J'en viens aux difficultés que connaît la ligne Paris-Orléans-Limoges-Toulouse (POLT) : ici encore, les rames et le réseau sont anciens. L'État va investir avec SNCF Réseau 1,9 milliard d'euros. J'étais à Châteauroux le 22 août dernier et je ne dispose pas d'estimation précise du retard potentiel dans la livraison des nouvelles rames. Toutefois, comme pour la ligne POCL, je ferai en sorte que les retards des premières livraisons soient les plus réduits possible par rapport à la première échéance prévue en 2024. Il ne m'apparaît pas impossible que toutes les rames puissent avoir été livrées en 2026, conformément aux engagements pris. En tout cas, le retard devrait se limiter à quelques mois, et non se chiffrer en années, même si toutes les rames n'auront pas été livrées avant les Jeux Olympiques. Je veillerai à répartir équitablement les nouvelles rames entre les lignes POLT et POCL (Paris Orléans Clermont-Ferrand Lyon) pour qu'il n'y ait pas de disparités. Je vous donnerai des précisions complémentaires sur le calendrier de livraison précis d'ici à la fin de l'année après avoir communiqué avec les fournisseurs.

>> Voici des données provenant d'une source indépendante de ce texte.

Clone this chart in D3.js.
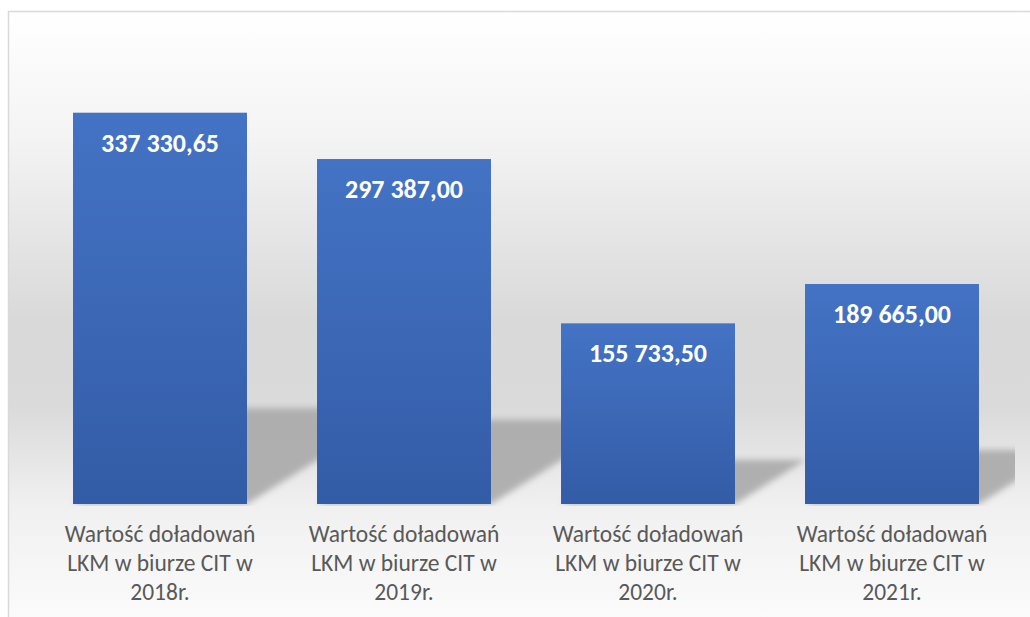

J'aurai aussi des échanges avec Châteauroux-Métropole pour permettre le développement d'une offre globale de transports de bonne qualité, notamment en vue des J.O., et assurer une bonne desserte de la ville.

La rénovation de la ligne Paris Orléans Clermont-Ferrand Lyon (POCL) constitue un projet de long terme, dont l'horizon s'inscrit au-delà de la prochaine décennie. Je suis prêt à ce que l'on revoie le calendrier des études, mais, quoi qu'il en soit, les échéances ne relèvent pas du court terme.

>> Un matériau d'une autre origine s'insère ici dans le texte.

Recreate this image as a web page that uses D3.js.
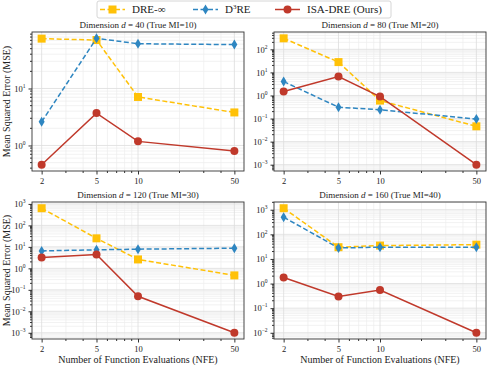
<!DOCTYPE html>
<html>
<head>
<meta charset="utf-8">
<script src="https://cdn.jsdelivr.net/npm/d3@7"></script>
<style>
  body { margin: 0; background: #fff; }
  svg text { font-family: "Liberation Serif", "Times New Roman", "DejaVu Serif", serif !important; fill: #222; }
</style>
</head>
<body>
<div id="chart_container"></div>
<script>
// x values shared by every panel
const nfe = [2, 5, 10, 50];
const dims = [40, 80, 120, 160];
const trueMI = [10, 20, 30, 40];

// one row per panel
const dreInf = [
    [75, 71, 7.1, 3.8],
    [300, 28, 0.6, 0.046],
    [630, 25, 2.6, 0.47],
    [1150, 30, 35, 38]
];
const d3re = [
    [2.6, 76, 61, 59],
    [4, 0.31, 0.24, 0.095],
    [6.5, 7.3, 7.8, 8.7],
    [500, 28, 30, 30]
];
const isaDre = [
    [0.46, 3.7, 1.18, 0.8],
    [1.5, 6.6, 0.9, 0.001],
    [3.2, 4.4, 0.05, 0.001],
    [1.75, 0.3, 0.55, 0.01]
];

const seriesNames = ["DRE-\u221E", "D3RE", "ISA-DRE (Ours)"];
const colors = ["#FFC107", "#2E86C1", "#C0392B"];

const w = 488, h = 365;
const svg = d3.select("#chart_container").append("svg")
    .attr("width", w).attr("height", h);

// panel boxes
const cols = [{x0: 32, x1: 244}, {x0: 274, x1: 486}];
const rows = [{y0: 32, y1: 171}, {y0: 202, y1: 339}];

function pad(lo, hi) {
    const r = hi - lo;
    return [lo - r * 0.05, hi + r * 0.05];
}

function markerPath(kind) {
    if (kind === 0) return "M-4,-4H4V4H-4Z";
    if (kind === 1) return "M0,-5L3,0L0,5L-3,0Z";
    return null;
}

function supLabel(sel, exp) {
    sel.text("");
    sel.append("tspan").text("10");
    sel.append("tspan").attr("dy", -4).attr("font-size", 5.5)
        .text(exp < 0 ? "\u2212" + (-exp) : exp);
}

dims.forEach((dim, p) => {
    const col = cols[p % 2], row = rows[Math.floor(p / 2)];
    const g = svg.append("g");

    const xd = pad(Math.log10(2), Math.log10(50));
    const xScale = d3.scaleLog().domain([10 ** xd[0], 10 ** xd[1]]).range([col.x0, col.x1]);

    const all = dreInf[p].concat(d3re[p], isaDre[p]);
    const yd = pad(Math.log10(d3.min(all)), Math.log10(d3.max(all)));
    const yScale = d3.scaleLog().domain([10 ** yd[0], 10 ** yd[1]]).range([row.y1, row.y0]);

    // grid lines
    const minorY = [], majorY = [];
    for (let e = Math.floor(yd[0]); e <= Math.ceil(yd[1]); e++) {
        for (let m = 1; m < 10; m++) {
            const v = m * 10 ** e;
            const lv = Math.log10(v);
            if (lv < yd[0] || lv > yd[1]) continue;
            (m === 1 ? majorY : minorY).push(v);
        }
    }
    const minorX = [3, 4, 6, 7, 8, 9, 20, 30, 40];

    g.selectAll(".gy").data(minorY).enter().append("line")
        .attr("x1", col.x0).attr("x2", col.x1)
        .attr("y1", d => yScale(d)).attr("y2", d => yScale(d))
        .attr("stroke", "#ececec").attr("stroke-width", 0.7);
    g.selectAll(".gx").data(minorX).enter().append("line")
        .attr("y1", row.y0).attr("y2", row.y1)
        .attr("x1", d => xScale(d)).attr("x2", d => xScale(d))
        .attr("stroke", "#ececec").attr("stroke-width", 0.7);
    g.selectAll(".gY").data(majorY).enter().append("line")
        .attr("x1", col.x0).attr("x2", col.x1)
        .attr("y1", d => yScale(d)).attr("y2", d => yScale(d))
        .attr("stroke", "#dddddd").attr("stroke-width", 0.8);
    g.selectAll(".gX").data(nfe).enter().append("line")
        .attr("y1", row.y0).attr("y2", row.y1)
        .attr("x1", d => xScale(d)).attr("x2", d => xScale(d))
        .attr("stroke", "#dddddd").attr("stroke-width", 0.8);

    // axes
    const xAxis = d3.axisBottom(xScale).tickValues(nfe).tickFormat(d3.format("d")).tickSize(3.5).tickSizeOuter(0);
    const xa = g.append("g").attr("transform", "translate(0," + row.y1 + ")").call(xAxis);
    xa.append("g").selectAll("line").data(minorX).enter().append("line")
        .attr("x1", d => xScale(d)).attr("x2", d => xScale(d))
        .attr("y1", 0).attr("y2", 2).attr("stroke", "#333");

    const yAxis = d3.axisLeft(yScale).tickValues(majorY).tickSize(3.5).tickSizeOuter(0);
    const ya = g.append("g").attr("transform", "translate(" + col.x0 + ",0)").call(yAxis);
    ya.selectAll(".tick text").each(function (d) {
        supLabel(d3.select(this), Math.round(Math.log10(d)));
    });
    ya.append("g").selectAll("line").data(minorY).enter().append("line")
        .attr("y1", d => yScale(d)).attr("y2", d => yScale(d))
        .attr("x1", 0).attr("x2", -2).attr("stroke", "#333");

    [xa, ya].forEach(a => {
        a.attr("font-family", null);
        a.select(".domain").remove();
        a.selectAll(".tick line").attr("stroke", "#333");
        a.selectAll("text").attr("font-size", 8.5).attr("fill", "#222");
    });

    // frame
    g.append("rect").attr("x", col.x0).attr("y", row.y0)
        .attr("width", col.x1 - col.x0).attr("height", row.y1 - row.y0)
        .attr("fill", "none").attr("stroke", "#333").attr("stroke-width", 0.9);

    // title
    const t = g.append("text").attr("x", (col.x0 + col.x1) / 2).attr("y", row.y0 - 4)
        .attr("text-anchor", "middle").attr("font-size", 9);
    t.append("tspan").text("Dimension ");
    t.append("tspan").attr("font-style", "italic").text("d");
    t.append("tspan").text(" = " + dim + " (True MI=" + trueMI[p] + ")");

    // series
    [dreInf[p], d3re[p], isaDre[p]].forEach((vals, s) => {
        const pts = vals.map((v, i) => [xScale(nfe[i]), yScale(v)]);
        g.append("path").attr("d", d3.line()(pts))
            .attr("fill", "none").attr("stroke", colors[s]).attr("stroke-width", 1.5)
            .attr("stroke-dasharray", s < 2 ? "5,2.5" : null);
        pts.forEach(pt => {
            if (s === 2) {
                g.append("circle").attr("cx", pt[0]).attr("cy", pt[1]).attr("r", 4).attr("fill", colors[s]);
            } else {
                g.append("path").attr("d", markerPath(s))
                    .attr("transform", "translate(" + pt[0] + "," + pt[1] + ")")
                    .attr("fill", colors[s]);
            }
        });
    });

    // axis labels
    if (p % 2 === 0) {
        svg.append("text").attr("transform", "translate(10," + (row.y0 + row.y1) / 2 + ") rotate(-90)")
            .attr("text-anchor", "middle").attr("font-size", 10).text("Mean Squared Error (MSE)");
    }
    if (p >= 2) {
        svg.append("text").attr("x", (col.x0 + col.x1) / 2).attr("y", 363)
            .attr("text-anchor", "middle").attr("font-size", 10).text("Number of Function Evaluations (NFE)");
    }
});

// legend
const lg = svg.append("g");
lg.append("rect").attr("x", 97).attr("y", 1).attr("width", 294).attr("height", 17).attr("rx", 2)
    .attr("fill", "#fff").attr("stroke", "#cccccc").attr("stroke-width", 0.8);
const legendX = [100, 193, 275];
seriesNames.forEach((name, s) => {
    const x = legendX[s], y = 9.5;
    lg.append("line").attr("x1", x).attr("x2", x + 25).attr("y1", y).attr("y2", y)
        .attr("stroke", colors[s]).attr("stroke-width", 1.5)
        .attr("stroke-dasharray", s < 2 ? "5,2.5" : null);
    if (s === 2) {
        lg.append("circle").attr("cx", x + 12.5).attr("cy", y).attr("r", 4).attr("fill", colors[s]);
    } else {
        lg.append("path").attr("d", markerPath(s)).attr("transform", "translate(" + (x + 12.5) + "," + y + ")")
            .attr("fill", colors[s]);
    }
    const t = lg.append("text").attr("x", x + 32).attr("y", y + 3.8).attr("font-size", 11);
    if (s === 1) {
        t.append("tspan").text("D");
        t.append("tspan").attr("dy", -4).attr("font-size", 7).text("3");
        t.append("tspan").attr("dy", 4).text("RE");
    } else {
        t.text(name);
    }
});
</script>
</body>
</html>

En ce qui concerne la ligne Bourges-Montluçon, dossier emblématique de la réalité de la revitalisation des petites lignes, un protocole d'accord a été signé entre l'État et la région Centre-Val de Loire, qui définit une stratégie, assortie d'un financement sur 10 ans. L'État financera les investissements de régénération de la ligne à hauteur de 90 % et les travaux commenceront en 2023. Dans la partie située dans la région Auvergne-Rhône-Alpes, les travaux coûteront 29 millions d'euros, l'État en finançant la moitié.